### Task to complete
Restate the whole listing word for word. Pictures are left out.

### Source data
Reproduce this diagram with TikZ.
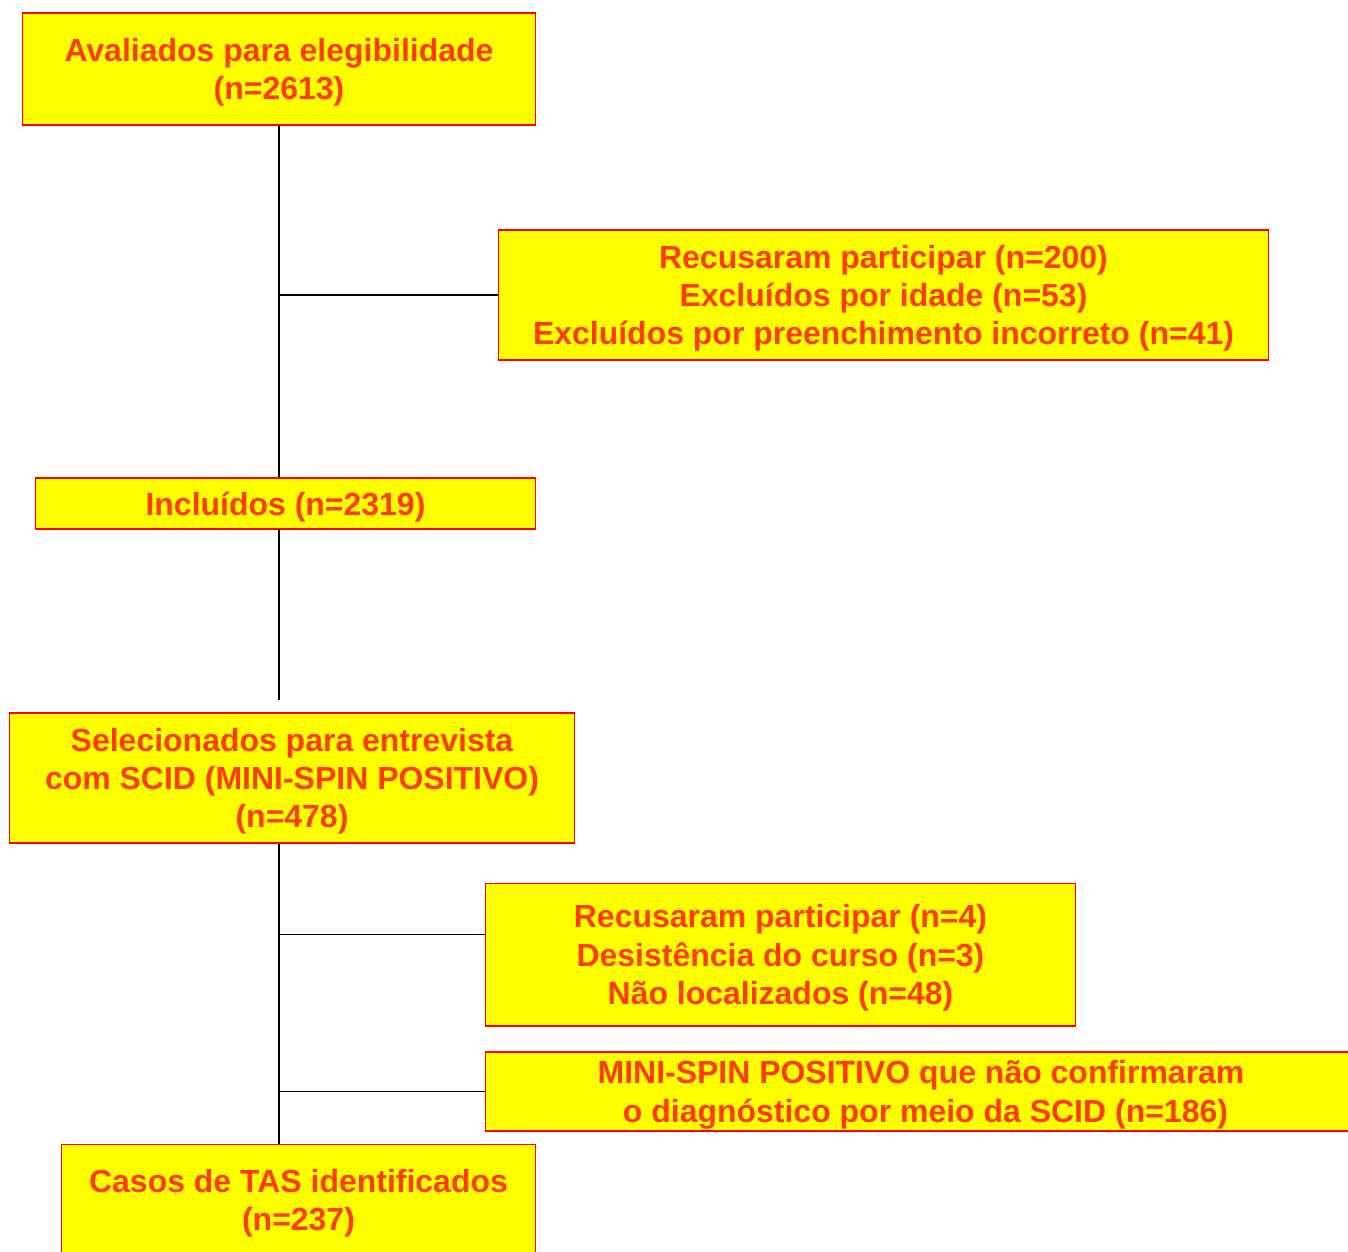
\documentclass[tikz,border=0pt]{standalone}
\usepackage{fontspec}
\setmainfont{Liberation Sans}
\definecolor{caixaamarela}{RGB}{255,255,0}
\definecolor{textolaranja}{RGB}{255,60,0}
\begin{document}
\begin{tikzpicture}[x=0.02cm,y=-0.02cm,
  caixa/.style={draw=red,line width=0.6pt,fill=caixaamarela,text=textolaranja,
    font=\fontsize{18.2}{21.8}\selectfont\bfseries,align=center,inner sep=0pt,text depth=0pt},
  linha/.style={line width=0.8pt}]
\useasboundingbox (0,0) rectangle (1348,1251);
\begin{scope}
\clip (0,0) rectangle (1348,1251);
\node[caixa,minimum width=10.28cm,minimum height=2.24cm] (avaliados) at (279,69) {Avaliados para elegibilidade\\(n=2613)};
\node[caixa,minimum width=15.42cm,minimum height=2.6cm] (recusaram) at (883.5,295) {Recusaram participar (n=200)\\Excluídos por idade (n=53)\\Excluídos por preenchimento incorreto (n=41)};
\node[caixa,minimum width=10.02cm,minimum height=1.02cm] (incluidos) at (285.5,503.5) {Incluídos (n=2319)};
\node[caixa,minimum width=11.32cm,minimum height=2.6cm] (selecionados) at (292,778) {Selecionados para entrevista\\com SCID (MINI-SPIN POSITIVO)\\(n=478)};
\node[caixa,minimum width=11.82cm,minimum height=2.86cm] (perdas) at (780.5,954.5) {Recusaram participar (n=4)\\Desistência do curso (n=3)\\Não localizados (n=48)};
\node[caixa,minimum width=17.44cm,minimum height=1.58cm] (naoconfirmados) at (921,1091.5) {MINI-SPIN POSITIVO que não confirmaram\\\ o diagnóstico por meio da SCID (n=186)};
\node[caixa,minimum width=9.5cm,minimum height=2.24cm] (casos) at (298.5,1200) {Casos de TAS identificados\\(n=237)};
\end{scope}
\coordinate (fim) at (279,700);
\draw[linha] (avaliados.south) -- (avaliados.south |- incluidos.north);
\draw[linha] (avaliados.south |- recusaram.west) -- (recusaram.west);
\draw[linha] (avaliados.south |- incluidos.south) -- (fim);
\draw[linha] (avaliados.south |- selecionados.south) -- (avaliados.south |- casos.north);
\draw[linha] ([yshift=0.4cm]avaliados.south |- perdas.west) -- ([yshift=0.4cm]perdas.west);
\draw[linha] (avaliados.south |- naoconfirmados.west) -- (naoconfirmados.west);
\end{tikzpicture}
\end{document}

### Answer for this exercise
Reproduce this diagram with TikZ.
\documentclass[tikz,border=0pt]{standalone}
\usepackage{fontspec}
\setmainfont{Liberation Sans}
\definecolor{caixaamarela}{RGB}{255,255,0}
\definecolor{textolaranja}{RGB}{255,60,0}
\begin{document}
\begin{tikzpicture}[x=0.02cm,y=-0.02cm,
  caixa/.style={draw=red,line width=0.6pt,fill=caixaamarela,text=textolaranja,
    font=\fontsize{18.2}{21.8}\selectfont\bfseries,align=center,inner sep=0pt,text depth=0pt},
  linha/.style={line width=0.8pt}]
\useasboundingbox (0,0) rectangle (1348,1251);
\begin{scope}
\clip (0,0) rectangle (1348,1251);
\node[caixa,minimum width=10.28cm,minimum height=2.24cm] (avaliados) at (279,69) {Avaliados para elegibilidade\\(n=2613)};
\node[caixa,minimum width=15.42cm,minimum height=2.6cm] (recusaram) at (883.5,295) {Recusaram participar (n=200)\\Excluídos por idade (n=53)\\Excluídos por preenchimento incorreto (n=41)};
\node[caixa,minimum width=10.02cm,minimum height=1.02cm] (incluidos) at (285.5,503.5) {Incluídos (n=2319)};
\node[caixa,minimum width=11.32cm,minimum height=2.6cm] (selecionados) at (292,778) {Selecionados para entrevista\\com SCID (MINI-SPIN POSITIVO)\\(n=478)};
\node[caixa,minimum width=11.82cm,minimum height=2.86cm] (perdas) at (780.5,954.5) {Recusaram participar (n=4)\\Desistência do curso (n=3)\\Não localizados (n=48)};
\node[caixa,minimum width=17.44cm,minimum height=1.58cm] (naoconfirmados) at (921,1091.5) {MINI-SPIN POSITIVO que não confirmaram\\\ o diagnóstico por meio da SCID (n=186)};
\node[caixa,minimum width=9.5cm,minimum height=2.24cm] (casos) at (298.5,1200) {Casos de TAS identificados\\(n=237)};
\end{scope}
\coordinate (fim) at (279,700);
\draw[linha] (avaliados.south) -- (avaliados.south |- incluidos.north);
\draw[linha] (avaliados.south |- recusaram.west) -- (recusaram.west);
\draw[linha] (avaliados.south |- incluidos.south) -- (fim);
\draw[linha] (avaliados.south |- selecionados.south) -- (avaliados.south |- casos.north);
\draw[linha] ([yshift=0.4cm]avaliados.south |- perdas.west) -- ([yshift=0.4cm]perdas.west);
\draw[linha] (avaliados.south |- naoconfirmados.west) -- (naoconfirmados.west);
\end{tikzpicture}
\end{document}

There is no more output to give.